» Exercise description: Skip the images. Copy the records exactly as written.

Entries with chart source code:
------------
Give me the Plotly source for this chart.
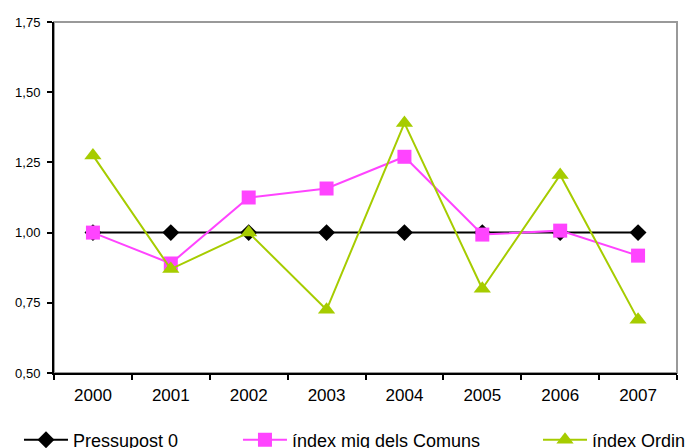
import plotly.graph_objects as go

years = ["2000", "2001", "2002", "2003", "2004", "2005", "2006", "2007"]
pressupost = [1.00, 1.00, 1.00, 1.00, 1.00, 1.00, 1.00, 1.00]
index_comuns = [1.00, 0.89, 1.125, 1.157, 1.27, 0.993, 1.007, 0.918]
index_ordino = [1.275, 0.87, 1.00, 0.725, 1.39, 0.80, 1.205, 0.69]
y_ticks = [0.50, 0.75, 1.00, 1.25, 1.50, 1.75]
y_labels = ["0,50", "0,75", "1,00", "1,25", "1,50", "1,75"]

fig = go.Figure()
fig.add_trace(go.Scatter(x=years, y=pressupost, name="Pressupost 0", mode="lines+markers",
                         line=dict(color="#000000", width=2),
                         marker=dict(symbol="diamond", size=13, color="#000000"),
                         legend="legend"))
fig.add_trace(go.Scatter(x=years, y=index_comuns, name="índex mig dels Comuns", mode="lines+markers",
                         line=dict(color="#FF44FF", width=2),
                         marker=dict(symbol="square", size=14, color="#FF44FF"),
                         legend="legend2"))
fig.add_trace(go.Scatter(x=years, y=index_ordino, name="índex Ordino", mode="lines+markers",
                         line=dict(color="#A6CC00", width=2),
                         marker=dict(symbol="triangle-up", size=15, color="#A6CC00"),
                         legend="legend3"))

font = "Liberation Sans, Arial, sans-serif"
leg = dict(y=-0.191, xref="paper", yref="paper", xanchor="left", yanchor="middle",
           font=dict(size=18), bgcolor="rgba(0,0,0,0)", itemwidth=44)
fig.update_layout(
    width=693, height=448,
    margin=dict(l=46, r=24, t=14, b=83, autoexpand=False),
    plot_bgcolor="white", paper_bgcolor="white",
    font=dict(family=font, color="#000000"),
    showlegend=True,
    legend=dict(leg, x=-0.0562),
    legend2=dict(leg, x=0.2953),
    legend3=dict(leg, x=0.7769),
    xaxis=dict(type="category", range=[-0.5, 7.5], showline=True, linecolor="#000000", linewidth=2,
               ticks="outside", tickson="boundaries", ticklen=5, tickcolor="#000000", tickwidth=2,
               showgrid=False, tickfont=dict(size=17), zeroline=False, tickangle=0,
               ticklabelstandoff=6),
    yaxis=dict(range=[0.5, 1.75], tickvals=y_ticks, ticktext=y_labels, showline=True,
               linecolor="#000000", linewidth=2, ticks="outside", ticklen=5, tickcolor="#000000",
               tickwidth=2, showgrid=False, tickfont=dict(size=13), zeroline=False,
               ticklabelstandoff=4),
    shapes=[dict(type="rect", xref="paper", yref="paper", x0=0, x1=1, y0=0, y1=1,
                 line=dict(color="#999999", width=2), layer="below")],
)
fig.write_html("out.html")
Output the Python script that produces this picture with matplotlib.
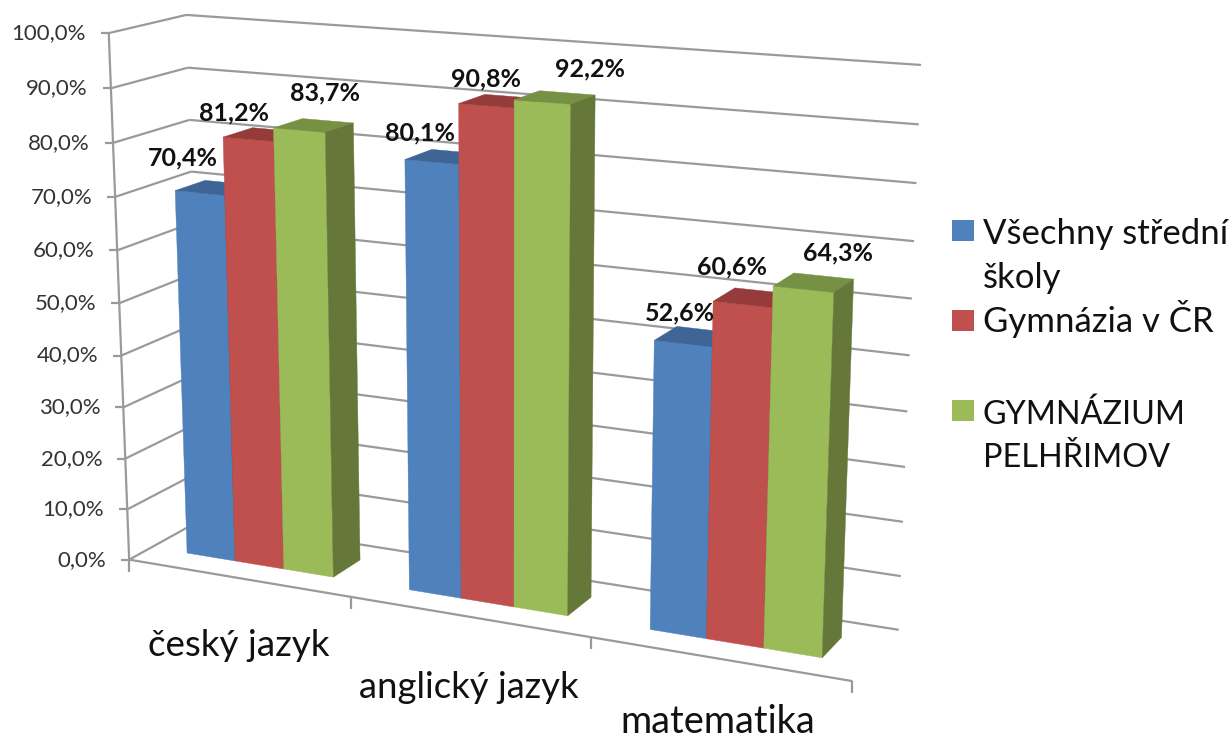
------------
» Answer to this task:
Give me the Plotly source for this chart.
import plotly.graph_objects as go

years = ["2000", "2001", "2002", "2003", "2004", "2005", "2006", "2007"]
pressupost = [1.00, 1.00, 1.00, 1.00, 1.00, 1.00, 1.00, 1.00]
index_comuns = [1.00, 0.89, 1.125, 1.157, 1.27, 0.993, 1.007, 0.918]
index_ordino = [1.275, 0.87, 1.00, 0.725, 1.39, 0.80, 1.205, 0.69]
y_ticks = [0.50, 0.75, 1.00, 1.25, 1.50, 1.75]
y_labels = ["0,50", "0,75", "1,00", "1,25", "1,50", "1,75"]

fig = go.Figure()
fig.add_trace(go.Scatter(x=years, y=pressupost, name="Pressupost 0", mode="lines+markers",
                         line=dict(color="#000000", width=2),
                         marker=dict(symbol="diamond", size=13, color="#000000"),
                         legend="legend"))
fig.add_trace(go.Scatter(x=years, y=index_comuns, name="índex mig dels Comuns", mode="lines+markers",
                         line=dict(color="#FF44FF", width=2),
                         marker=dict(symbol="square", size=14, color="#FF44FF"),
                         legend="legend2"))
fig.add_trace(go.Scatter(x=years, y=index_ordino, name="índex Ordino", mode="lines+markers",
                         line=dict(color="#A6CC00", width=2),
                         marker=dict(symbol="triangle-up", size=15, color="#A6CC00"),
                         legend="legend3"))

font = "Liberation Sans, Arial, sans-serif"
leg = dict(y=-0.191, xref="paper", yref="paper", xanchor="left", yanchor="middle",
           font=dict(size=18), bgcolor="rgba(0,0,0,0)", itemwidth=44)
fig.update_layout(
    width=693, height=448,
    margin=dict(l=46, r=24, t=14, b=83, autoexpand=False),
    plot_bgcolor="white", paper_bgcolor="white",
    font=dict(family=font, color="#000000"),
    showlegend=True,
    legend=dict(leg, x=-0.0562),
    legend2=dict(leg, x=0.2953),
    legend3=dict(leg, x=0.7769),
    xaxis=dict(type="category", range=[-0.5, 7.5], showline=True, linecolor="#000000", linewidth=2,
               ticks="outside", tickson="boundaries", ticklen=5, tickcolor="#000000", tickwidth=2,
               showgrid=False, tickfont=dict(size=17), zeroline=False, tickangle=0,
               ticklabelstandoff=6),
    yaxis=dict(range=[0.5, 1.75], tickvals=y_ticks, ticktext=y_labels, showline=True,
               linecolor="#000000", linewidth=2, ticks="outside", ticklen=5, tickcolor="#000000",
               tickwidth=2, showgrid=False, tickfont=dict(size=13), zeroline=False,
               ticklabelstandoff=4),
    shapes=[dict(type="rect", xref="paper", yref="paper", x0=0, x1=1, y0=0, y1=1,
                 line=dict(color="#999999", width=2), layer="below")],
)
fig.write_html("out.html")
Output the Python script that produces this picture with matplotlib.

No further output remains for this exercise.